Cloud, hybrid and multi-cloud considerations for enterprise finance workflows
Most enterprise finance landscapes are neither fully cloud-native nor fully centralized. They combine SaaS applications, legacy systems, managed databases, data platforms and regional hosting constraints. This makes hybrid integration a practical necessity. The architecture should therefore separate business contracts from deployment topology. Whether a service runs in Kubernetes, Docker-based containers, managed cloud infrastructure or on-premise environments, the finance workflow should preserve the same control model, security posture and observability standards.
Business continuity and disaster recovery deserve explicit design treatment. Financial workflows cannot depend on a single integration runtime, undocumented failover steps or manual data reconstruction after an outage. Queue durability, replay capability, backup policies, database recovery procedures and tested failover paths are essential. For Odoo-based finance operations, PostgreSQL resilience, controlled caching layers such as Redis where relevant, and managed cloud operations can improve continuity when aligned with governance. This is one area where a provider such as SysGenPro can add value behind the scenes by supporting partners with managed cloud execution, operational guardrails and white-label delivery models.

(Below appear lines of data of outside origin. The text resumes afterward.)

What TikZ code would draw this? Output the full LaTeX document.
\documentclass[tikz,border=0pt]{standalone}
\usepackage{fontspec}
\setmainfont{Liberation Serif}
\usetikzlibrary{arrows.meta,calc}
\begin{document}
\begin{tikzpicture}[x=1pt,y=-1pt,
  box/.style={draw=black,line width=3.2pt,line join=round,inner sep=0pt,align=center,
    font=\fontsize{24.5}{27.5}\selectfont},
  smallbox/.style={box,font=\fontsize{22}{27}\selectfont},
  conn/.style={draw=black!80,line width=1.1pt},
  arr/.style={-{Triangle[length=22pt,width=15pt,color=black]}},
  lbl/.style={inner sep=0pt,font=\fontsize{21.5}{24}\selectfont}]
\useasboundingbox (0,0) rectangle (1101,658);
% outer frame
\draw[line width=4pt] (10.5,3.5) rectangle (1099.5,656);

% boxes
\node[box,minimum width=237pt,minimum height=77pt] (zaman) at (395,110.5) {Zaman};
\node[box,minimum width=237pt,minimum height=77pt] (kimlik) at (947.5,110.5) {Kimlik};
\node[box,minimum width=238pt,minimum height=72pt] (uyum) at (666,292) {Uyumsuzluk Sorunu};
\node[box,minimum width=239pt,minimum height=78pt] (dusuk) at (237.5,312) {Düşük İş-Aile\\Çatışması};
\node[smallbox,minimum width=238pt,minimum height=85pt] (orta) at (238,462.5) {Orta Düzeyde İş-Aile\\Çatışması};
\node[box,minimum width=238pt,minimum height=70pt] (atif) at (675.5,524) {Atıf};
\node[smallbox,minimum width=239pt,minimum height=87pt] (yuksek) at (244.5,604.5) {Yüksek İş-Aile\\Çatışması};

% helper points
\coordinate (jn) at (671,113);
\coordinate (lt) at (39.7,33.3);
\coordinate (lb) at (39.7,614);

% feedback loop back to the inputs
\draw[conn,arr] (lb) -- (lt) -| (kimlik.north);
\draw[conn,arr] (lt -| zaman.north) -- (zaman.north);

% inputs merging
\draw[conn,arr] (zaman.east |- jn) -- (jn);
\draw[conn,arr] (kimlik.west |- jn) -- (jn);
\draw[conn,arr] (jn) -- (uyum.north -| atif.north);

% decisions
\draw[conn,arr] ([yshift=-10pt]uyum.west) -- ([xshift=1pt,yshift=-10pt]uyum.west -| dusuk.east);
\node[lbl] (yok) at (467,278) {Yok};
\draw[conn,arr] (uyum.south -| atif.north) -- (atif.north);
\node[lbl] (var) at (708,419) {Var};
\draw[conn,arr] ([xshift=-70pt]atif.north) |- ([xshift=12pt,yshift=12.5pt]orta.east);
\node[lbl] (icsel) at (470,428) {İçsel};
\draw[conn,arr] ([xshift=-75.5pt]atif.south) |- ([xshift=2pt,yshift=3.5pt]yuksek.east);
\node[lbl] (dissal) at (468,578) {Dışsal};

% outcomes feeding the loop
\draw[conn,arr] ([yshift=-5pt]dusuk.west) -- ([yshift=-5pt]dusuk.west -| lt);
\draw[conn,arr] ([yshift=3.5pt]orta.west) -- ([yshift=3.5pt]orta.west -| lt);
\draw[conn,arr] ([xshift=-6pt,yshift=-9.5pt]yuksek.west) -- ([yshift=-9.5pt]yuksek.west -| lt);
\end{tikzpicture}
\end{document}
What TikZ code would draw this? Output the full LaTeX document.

AI-assisted automation: where it helps and where governance must stay human
AI-assisted integration can improve finance workflow operations when applied to bounded use cases. Examples include anomaly detection in transaction flows, intelligent routing of exceptions, document classification, duplicate detection support and predictive alerting for integration failures. It can also help integration teams analyze logs, identify recurring failure patterns and recommend workflow optimizations. The business value comes from reducing manual triage and improving response quality, not from replacing financial control owners.
Governance must remain explicit. AI should not independently alter approval policies, posting logic or compliance controls without human oversight. In finance architecture, explainability, auditability and policy consistency matter more than automation novelty. The right model is human-governed AI-assisted automation, where recommendations and classifications accelerate operations but final control decisions remain accountable.
Executive recommendations for building a resilient finance workflow architecture
Start with finance control objectives, not integration tooling. Map the end-to-end lifecycle of high-risk processes such as procure-to-pay, order-to-cash, payroll-to-ledger and payment reconciliation. Identify authoritative systems, approval boundaries, compliance evidence requirements and failure scenarios. Then align each workflow step to the right integration pattern: synchronous where immediate validation is required, asynchronous where resilience and scale matter, and batch where timing is operationally acceptable.
Standardize governance early. Define API design principles, versioning rules, identity standards, logging requirements and exception ownership before integration volume grows. Use middleware, iPaaS or gateway capabilities to centralize policy enforcement rather than embedding inconsistent logic across applications. Where Odoo is part of the landscape, deploy only the applications that improve process control and connect them through governed interfaces. Finally, treat observability, business continuity and disaster recovery as core architecture decisions rather than post-implementation enhancements.
Executive Conclusion
Finance Workflow Architecture for Cross-System Compliance and Data Integrity is ultimately about trust. Executives need to trust that financial events are complete, approvals are enforceable, exceptions are visible and reports reflect controlled reality rather than integration luck. That trust is built through architecture choices that align business process ownership, API-first design, workflow orchestration, security controls, observability and operational governance.
Enterprises that approach finance integration as a control architecture gain more than technical interoperability. They reduce reconciliation effort, improve audit readiness, strengthen resilience and create a more scalable foundation for growth, acquisitions and cloud transformation. For ERP partners, system integrators and enterprise leaders, the priority is not to connect everything faster, but to connect the right finance workflows in a way that preserves integrity under change. That is where disciplined architecture, selective use of Odoo capabilities and partner-first operational support can create durable business value.